>> start Excerpted data

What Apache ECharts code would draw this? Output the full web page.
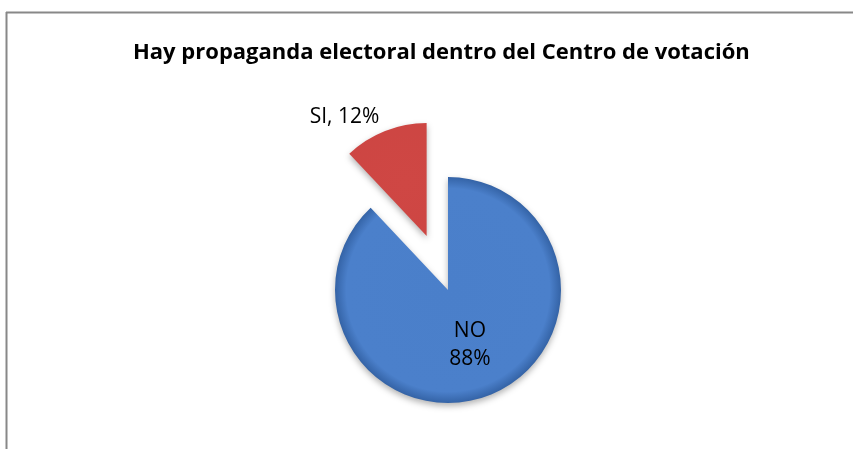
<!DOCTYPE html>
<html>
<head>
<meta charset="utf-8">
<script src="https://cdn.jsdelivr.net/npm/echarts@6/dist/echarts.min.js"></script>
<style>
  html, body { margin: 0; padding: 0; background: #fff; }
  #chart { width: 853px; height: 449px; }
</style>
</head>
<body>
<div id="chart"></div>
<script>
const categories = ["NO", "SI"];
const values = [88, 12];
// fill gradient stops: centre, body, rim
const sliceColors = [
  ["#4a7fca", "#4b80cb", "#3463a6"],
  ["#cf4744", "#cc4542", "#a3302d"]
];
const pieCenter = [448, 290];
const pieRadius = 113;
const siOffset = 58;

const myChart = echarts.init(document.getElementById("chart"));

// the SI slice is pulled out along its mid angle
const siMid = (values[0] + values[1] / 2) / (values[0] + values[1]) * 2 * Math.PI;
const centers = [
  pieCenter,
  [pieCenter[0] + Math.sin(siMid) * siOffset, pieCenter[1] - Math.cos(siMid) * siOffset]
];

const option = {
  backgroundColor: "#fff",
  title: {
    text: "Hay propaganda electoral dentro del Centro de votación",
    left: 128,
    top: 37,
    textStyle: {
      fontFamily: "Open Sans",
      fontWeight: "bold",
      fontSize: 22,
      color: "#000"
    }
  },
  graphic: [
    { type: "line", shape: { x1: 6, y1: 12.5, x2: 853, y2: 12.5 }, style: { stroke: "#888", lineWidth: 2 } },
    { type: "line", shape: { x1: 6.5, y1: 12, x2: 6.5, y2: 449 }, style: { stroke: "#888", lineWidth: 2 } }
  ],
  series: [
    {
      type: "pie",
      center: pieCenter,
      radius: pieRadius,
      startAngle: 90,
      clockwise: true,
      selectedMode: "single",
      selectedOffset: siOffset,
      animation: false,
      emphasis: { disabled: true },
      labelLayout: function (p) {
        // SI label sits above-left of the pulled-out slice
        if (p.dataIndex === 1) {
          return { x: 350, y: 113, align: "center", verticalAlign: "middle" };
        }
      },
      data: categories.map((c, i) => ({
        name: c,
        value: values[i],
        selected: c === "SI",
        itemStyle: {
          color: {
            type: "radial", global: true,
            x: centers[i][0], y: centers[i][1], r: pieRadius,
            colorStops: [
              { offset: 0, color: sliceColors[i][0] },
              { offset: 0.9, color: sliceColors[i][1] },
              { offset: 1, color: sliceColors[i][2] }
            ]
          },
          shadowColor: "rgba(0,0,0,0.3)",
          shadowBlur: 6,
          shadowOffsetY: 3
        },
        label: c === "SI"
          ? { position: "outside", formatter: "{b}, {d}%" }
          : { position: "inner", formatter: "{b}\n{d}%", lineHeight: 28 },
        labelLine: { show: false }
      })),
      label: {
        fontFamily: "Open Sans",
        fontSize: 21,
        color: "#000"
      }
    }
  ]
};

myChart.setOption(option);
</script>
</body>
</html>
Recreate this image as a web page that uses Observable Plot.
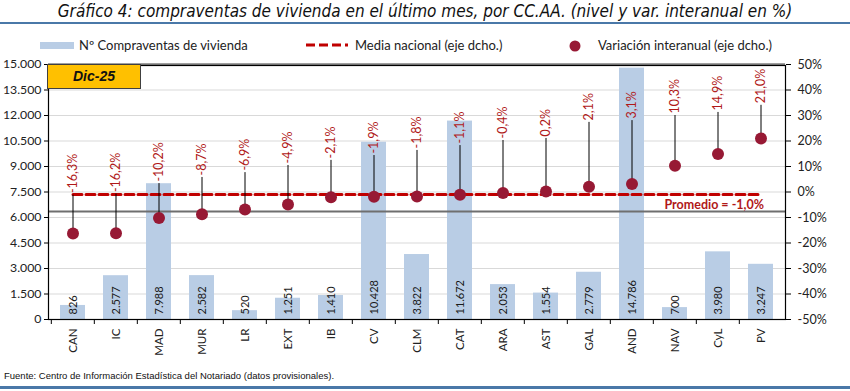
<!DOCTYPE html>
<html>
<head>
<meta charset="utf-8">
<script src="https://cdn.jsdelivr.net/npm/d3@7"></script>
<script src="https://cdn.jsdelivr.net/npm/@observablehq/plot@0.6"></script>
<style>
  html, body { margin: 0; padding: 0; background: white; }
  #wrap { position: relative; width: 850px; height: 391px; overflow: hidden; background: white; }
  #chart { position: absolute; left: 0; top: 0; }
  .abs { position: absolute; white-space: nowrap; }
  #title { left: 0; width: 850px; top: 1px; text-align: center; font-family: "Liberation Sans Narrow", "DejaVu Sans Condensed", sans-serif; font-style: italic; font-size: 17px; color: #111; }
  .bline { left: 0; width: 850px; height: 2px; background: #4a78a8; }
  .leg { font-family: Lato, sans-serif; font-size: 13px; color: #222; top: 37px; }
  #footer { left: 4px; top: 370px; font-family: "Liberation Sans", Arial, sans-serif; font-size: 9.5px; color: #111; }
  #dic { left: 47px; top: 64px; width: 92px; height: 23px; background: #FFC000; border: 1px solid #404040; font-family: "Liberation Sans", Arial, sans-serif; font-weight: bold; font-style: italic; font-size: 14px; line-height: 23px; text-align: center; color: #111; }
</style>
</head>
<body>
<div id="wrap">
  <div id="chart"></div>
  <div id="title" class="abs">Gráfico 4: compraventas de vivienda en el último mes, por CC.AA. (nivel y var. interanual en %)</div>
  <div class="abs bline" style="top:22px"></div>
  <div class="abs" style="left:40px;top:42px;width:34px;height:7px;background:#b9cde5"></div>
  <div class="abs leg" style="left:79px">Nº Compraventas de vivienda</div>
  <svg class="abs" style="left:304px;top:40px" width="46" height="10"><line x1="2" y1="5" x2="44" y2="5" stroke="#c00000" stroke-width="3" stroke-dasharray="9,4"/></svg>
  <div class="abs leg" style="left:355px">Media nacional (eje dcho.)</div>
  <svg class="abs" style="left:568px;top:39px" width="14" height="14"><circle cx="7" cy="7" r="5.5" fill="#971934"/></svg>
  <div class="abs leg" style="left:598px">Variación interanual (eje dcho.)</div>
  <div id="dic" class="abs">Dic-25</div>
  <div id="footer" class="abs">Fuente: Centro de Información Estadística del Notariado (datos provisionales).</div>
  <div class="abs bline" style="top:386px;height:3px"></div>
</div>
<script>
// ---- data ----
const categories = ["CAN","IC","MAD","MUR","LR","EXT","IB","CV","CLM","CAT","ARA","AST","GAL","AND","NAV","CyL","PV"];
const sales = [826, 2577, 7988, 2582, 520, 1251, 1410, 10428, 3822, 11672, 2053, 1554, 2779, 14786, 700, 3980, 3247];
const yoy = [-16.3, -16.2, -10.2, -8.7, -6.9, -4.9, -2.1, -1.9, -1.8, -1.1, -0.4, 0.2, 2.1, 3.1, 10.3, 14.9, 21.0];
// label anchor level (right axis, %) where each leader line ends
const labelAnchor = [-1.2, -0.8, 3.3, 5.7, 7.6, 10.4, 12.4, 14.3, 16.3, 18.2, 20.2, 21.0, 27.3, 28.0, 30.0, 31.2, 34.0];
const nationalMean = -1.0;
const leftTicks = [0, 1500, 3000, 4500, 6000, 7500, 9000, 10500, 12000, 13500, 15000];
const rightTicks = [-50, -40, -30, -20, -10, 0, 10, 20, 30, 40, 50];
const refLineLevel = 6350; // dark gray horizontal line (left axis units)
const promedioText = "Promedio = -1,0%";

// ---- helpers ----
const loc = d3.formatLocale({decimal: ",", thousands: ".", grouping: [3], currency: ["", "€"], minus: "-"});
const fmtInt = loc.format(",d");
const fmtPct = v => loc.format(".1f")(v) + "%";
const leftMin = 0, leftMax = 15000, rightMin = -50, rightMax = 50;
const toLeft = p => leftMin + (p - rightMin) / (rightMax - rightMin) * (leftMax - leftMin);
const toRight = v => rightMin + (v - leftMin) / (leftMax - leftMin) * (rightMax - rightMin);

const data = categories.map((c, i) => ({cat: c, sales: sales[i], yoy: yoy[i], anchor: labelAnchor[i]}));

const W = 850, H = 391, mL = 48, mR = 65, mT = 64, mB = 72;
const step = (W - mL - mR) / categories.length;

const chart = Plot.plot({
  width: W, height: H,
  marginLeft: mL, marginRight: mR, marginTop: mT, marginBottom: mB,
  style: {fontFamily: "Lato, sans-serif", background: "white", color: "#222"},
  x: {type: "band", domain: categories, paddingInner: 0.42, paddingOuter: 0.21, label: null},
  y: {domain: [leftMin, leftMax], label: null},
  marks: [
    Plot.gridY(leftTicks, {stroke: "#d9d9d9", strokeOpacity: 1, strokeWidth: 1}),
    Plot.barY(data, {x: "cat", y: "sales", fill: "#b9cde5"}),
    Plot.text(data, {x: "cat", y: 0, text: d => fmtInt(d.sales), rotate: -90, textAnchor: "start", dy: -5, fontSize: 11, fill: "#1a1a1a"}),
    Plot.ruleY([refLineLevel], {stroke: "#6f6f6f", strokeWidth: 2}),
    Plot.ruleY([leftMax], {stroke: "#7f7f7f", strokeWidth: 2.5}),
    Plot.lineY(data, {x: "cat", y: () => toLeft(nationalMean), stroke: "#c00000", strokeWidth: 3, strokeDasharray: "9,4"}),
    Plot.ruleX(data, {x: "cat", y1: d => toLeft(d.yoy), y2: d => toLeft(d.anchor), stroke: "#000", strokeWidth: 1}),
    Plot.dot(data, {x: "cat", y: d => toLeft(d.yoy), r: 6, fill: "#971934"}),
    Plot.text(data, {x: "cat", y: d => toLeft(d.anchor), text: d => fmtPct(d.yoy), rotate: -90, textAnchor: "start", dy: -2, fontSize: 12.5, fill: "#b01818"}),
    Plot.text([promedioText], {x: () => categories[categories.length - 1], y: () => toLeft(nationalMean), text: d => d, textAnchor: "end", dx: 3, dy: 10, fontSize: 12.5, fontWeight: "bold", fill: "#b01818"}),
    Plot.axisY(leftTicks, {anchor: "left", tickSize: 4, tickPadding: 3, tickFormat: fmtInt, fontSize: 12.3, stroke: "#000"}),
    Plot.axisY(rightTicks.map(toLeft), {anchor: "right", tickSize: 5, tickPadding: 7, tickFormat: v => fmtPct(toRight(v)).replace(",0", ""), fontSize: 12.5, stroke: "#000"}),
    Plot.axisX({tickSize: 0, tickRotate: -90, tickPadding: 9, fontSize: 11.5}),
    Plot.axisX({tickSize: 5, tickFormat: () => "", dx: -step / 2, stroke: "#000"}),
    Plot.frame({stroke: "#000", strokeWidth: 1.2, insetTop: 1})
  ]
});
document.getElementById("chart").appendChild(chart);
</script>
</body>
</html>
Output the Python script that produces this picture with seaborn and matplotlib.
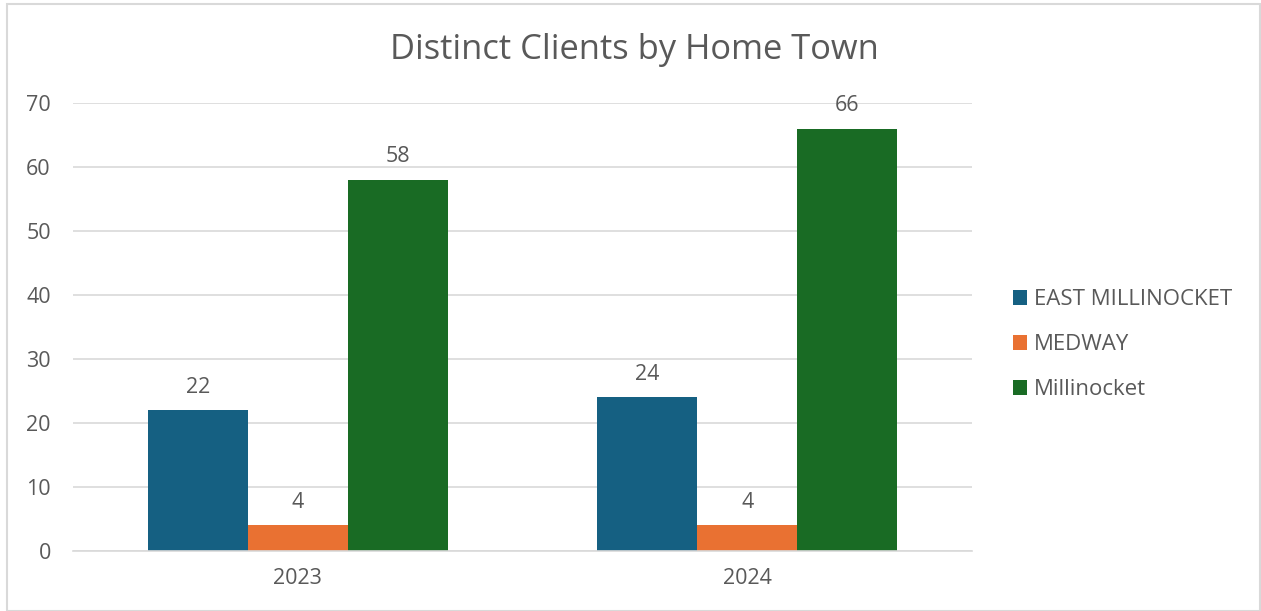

>> end Excerpted data

◆ Task description:
Write down every line from the opening of the listing to the line with "const siOffset = 58;", both included, and nothing else; the pictures are omitted.

◆ Answer to this problem:
What Apache ECharts code would draw this? Output the full web page.
<!DOCTYPE html>
<html>
<head>
<meta charset="utf-8">
<script src="https://cdn.jsdelivr.net/npm/echarts@6/dist/echarts.min.js"></script>
<style>
  html, body { margin: 0; padding: 0; background: #fff; }
  #chart { width: 853px; height: 449px; }
</style>
</head>
<body>
<div id="chart"></div>
<script>
const categories = ["NO", "SI"];
const values = [88, 12];
// fill gradient stops: centre, body, rim
const sliceColors = [
  ["#4a7fca", "#4b80cb", "#3463a6"],
  ["#cf4744", "#cc4542", "#a3302d"]
];
const pieCenter = [448, 290];
const pieRadius = 113;
const siOffset = 58;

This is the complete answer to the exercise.